The decision can be read here and it is important for two reasons.
The first is practical. Damages for breach of Art 2 are typically (and were in this case) £10,000 to each person bereaved. The CICA bereavement award is £5,500.
CICA bereavement awards can be made quickly following an unlawful killing. Settlement of litigation takes much, much longer and is costly. This decision has obvious proportionality and costs consequences.
The second is legal learning. Whipple LJ’s detailed decision provides a comprehensive explanation of what CICA awards arising out of a death are for, and the purpose of HRA damages.

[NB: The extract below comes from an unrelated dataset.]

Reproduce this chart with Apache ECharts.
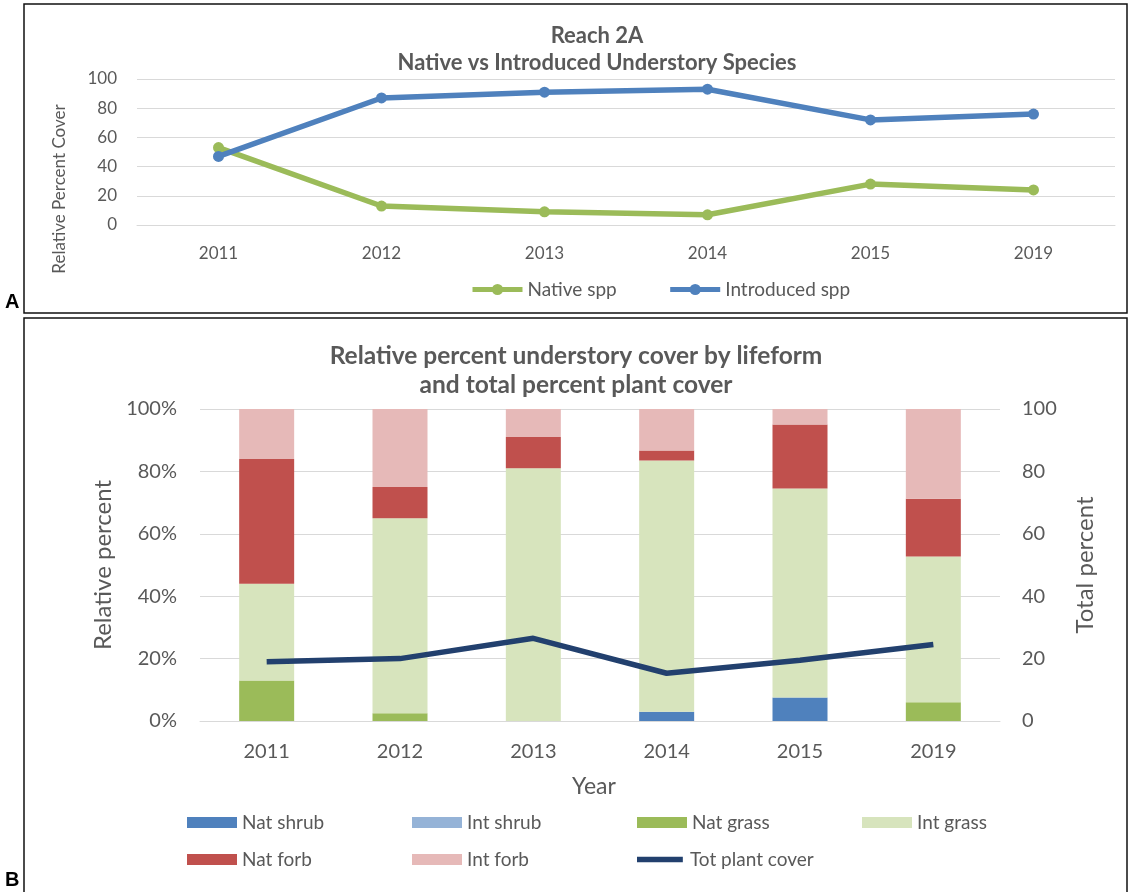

Perhaps the key take away comes from Underhill LJ’s single paragraph judgment, where he drew attention to damages for injury to feelings under the Equality Act 2010, and explained that:
“UK lawyers can sometimes be led by the unfamiliarity of the term “moral damage” into thinking that the European Court of Human Rights awards compensation for non-pecuniary loss on a fundamentally different basis from that adopted domestically. But the passages which Whipple LJ cites from Varnava (paragraph [103] above) and from the Presidential Practice Direction (paragraph [105] above) show that that is not the case.”